## [Written problem]
Leaving the pictures out, print the lines from the first line of the listing through the line containing "(ruleL) -- (ruleR);", exactly as they read, and no others.

## [Information provided]

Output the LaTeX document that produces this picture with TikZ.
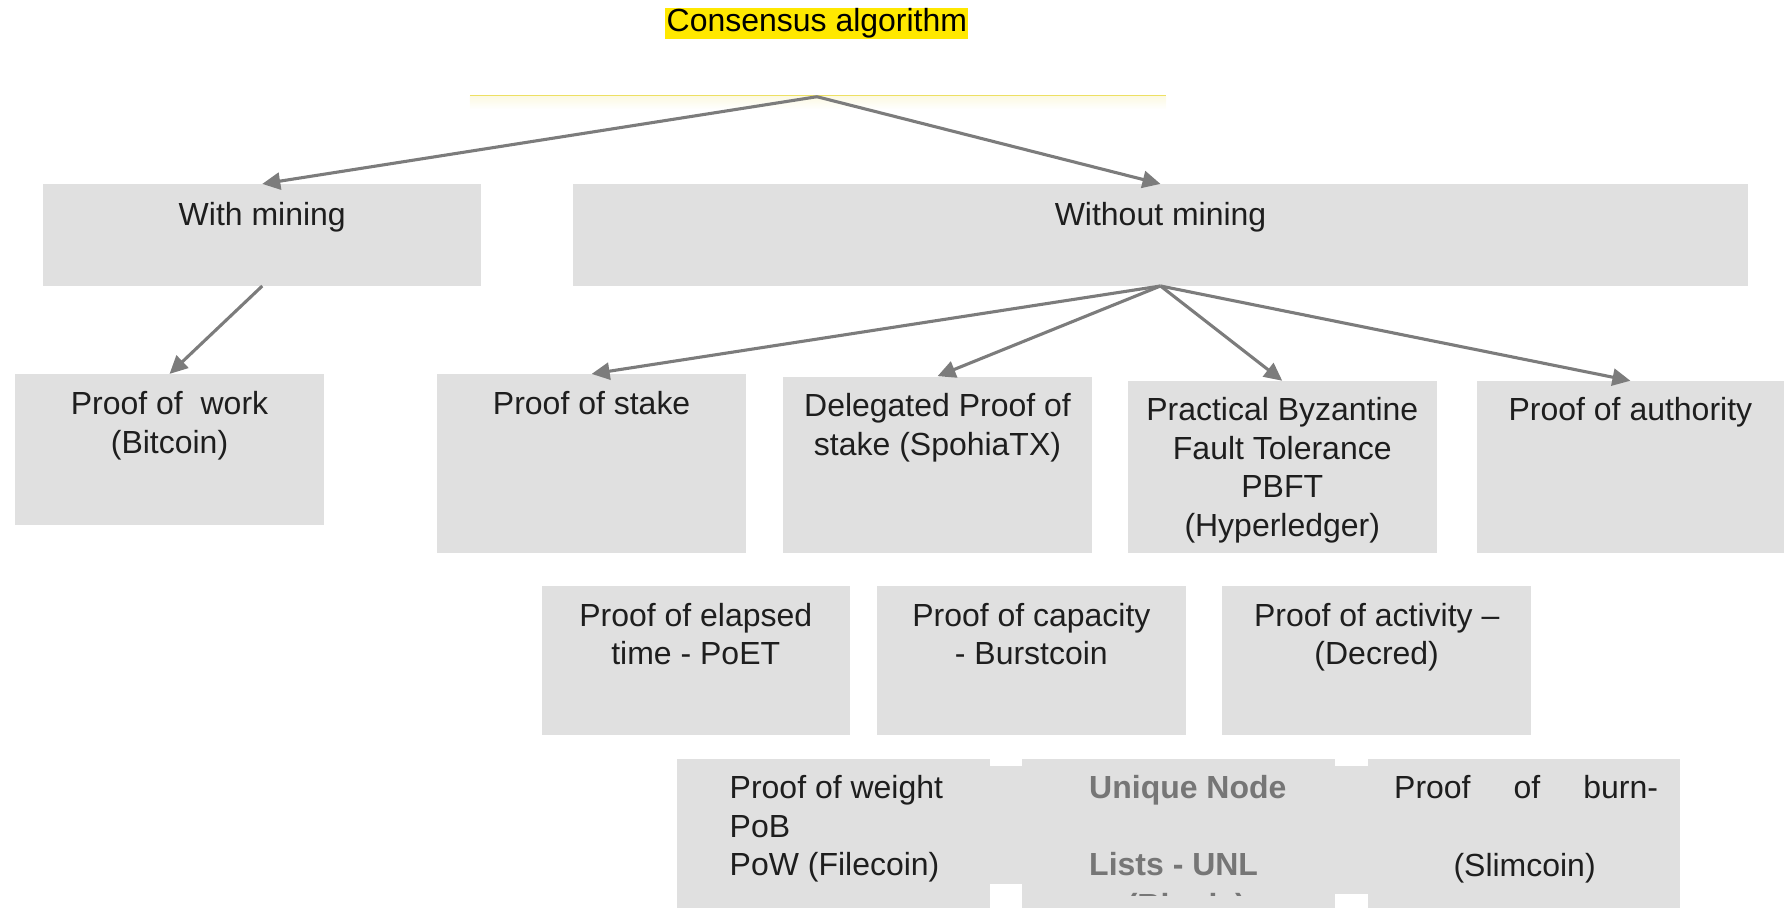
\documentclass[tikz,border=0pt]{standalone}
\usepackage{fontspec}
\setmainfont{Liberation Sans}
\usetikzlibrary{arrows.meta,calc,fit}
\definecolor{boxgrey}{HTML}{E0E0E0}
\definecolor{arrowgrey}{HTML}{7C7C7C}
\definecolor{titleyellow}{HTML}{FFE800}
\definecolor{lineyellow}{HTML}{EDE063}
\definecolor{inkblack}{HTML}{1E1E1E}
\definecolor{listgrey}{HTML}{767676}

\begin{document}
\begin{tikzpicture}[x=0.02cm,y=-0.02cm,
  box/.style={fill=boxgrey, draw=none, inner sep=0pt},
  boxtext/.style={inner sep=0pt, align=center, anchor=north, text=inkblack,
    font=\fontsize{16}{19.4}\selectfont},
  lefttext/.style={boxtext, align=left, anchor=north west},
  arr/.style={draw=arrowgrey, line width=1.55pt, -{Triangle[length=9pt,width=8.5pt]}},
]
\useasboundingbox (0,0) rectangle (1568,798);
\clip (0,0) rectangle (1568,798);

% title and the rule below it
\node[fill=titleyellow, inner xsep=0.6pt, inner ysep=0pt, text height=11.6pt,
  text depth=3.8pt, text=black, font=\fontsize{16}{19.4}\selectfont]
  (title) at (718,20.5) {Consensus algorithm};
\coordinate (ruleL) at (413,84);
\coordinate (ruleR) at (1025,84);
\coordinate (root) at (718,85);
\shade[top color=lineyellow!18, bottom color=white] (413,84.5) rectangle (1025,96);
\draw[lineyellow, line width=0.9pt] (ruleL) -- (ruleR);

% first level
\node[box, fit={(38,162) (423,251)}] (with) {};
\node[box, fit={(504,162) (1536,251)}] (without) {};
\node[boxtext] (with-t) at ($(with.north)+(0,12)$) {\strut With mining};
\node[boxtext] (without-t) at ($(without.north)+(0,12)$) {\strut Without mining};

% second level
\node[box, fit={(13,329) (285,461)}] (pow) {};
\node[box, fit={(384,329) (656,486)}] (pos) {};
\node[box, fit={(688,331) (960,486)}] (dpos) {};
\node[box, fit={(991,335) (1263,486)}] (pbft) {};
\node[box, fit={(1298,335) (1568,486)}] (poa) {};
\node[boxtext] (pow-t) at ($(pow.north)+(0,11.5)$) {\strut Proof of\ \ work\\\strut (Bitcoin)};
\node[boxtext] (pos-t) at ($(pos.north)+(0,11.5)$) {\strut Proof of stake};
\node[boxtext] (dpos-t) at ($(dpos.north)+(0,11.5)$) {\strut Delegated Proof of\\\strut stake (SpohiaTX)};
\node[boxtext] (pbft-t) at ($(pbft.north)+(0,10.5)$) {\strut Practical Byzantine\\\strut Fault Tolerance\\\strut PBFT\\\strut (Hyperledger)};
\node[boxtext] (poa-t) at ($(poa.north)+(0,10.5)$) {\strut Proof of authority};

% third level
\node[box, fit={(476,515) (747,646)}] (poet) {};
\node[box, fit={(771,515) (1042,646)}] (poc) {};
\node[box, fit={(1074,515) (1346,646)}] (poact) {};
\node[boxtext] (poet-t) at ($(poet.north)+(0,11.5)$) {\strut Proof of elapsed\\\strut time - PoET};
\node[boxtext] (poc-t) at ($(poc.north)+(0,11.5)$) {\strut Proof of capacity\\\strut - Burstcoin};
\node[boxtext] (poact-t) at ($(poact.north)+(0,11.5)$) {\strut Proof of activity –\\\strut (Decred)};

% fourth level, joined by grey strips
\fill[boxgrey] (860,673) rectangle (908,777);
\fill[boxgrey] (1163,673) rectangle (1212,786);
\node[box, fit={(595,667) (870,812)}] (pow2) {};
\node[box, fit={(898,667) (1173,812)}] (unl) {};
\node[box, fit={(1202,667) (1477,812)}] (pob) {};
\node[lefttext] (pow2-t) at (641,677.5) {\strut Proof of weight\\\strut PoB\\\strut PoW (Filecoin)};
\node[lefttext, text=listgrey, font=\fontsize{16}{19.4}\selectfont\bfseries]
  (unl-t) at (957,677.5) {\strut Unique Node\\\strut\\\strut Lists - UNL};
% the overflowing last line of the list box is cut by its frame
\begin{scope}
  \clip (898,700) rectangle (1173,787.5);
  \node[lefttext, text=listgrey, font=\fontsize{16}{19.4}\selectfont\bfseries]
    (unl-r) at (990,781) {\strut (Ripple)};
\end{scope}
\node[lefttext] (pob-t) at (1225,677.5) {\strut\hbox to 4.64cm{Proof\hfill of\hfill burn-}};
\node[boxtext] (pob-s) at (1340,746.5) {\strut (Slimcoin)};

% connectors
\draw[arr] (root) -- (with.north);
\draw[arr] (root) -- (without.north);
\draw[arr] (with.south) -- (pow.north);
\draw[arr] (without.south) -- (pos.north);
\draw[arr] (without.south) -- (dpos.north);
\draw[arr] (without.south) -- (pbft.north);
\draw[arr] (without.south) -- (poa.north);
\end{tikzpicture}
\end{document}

## [Task answer]
Output the LaTeX document that produces this picture with TikZ.
\documentclass[tikz,border=0pt]{standalone}
\usepackage{fontspec}
\setmainfont{Liberation Sans}
\usetikzlibrary{arrows.meta,calc,fit}
\definecolor{boxgrey}{HTML}{E0E0E0}
\definecolor{arrowgrey}{HTML}{7C7C7C}
\definecolor{titleyellow}{HTML}{FFE800}
\definecolor{lineyellow}{HTML}{EDE063}
\definecolor{inkblack}{HTML}{1E1E1E}
\definecolor{listgrey}{HTML}{767676}

\begin{document}
\begin{tikzpicture}[x=0.02cm,y=-0.02cm,
  box/.style={fill=boxgrey, draw=none, inner sep=0pt},
  boxtext/.style={inner sep=0pt, align=center, anchor=north, text=inkblack,
    font=\fontsize{16}{19.4}\selectfont},
  lefttext/.style={boxtext, align=left, anchor=north west},
  arr/.style={draw=arrowgrey, line width=1.55pt, -{Triangle[length=9pt,width=8.5pt]}},
]
\useasboundingbox (0,0) rectangle (1568,798);
\clip (0,0) rectangle (1568,798);

% title and the rule below it
\node[fill=titleyellow, inner xsep=0.6pt, inner ysep=0pt, text height=11.6pt,
  text depth=3.8pt, text=black, font=\fontsize{16}{19.4}\selectfont]
  (title) at (718,20.5) {Consensus algorithm};
\coordinate (ruleL) at (413,84);
\coordinate (ruleR) at (1025,84);
\coordinate (root) at (718,85);
\shade[top color=lineyellow!18, bottom color=white] (413,84.5) rectangle (1025,96);
\draw[lineyellow, line width=0.9pt] (ruleL) -- (ruleR);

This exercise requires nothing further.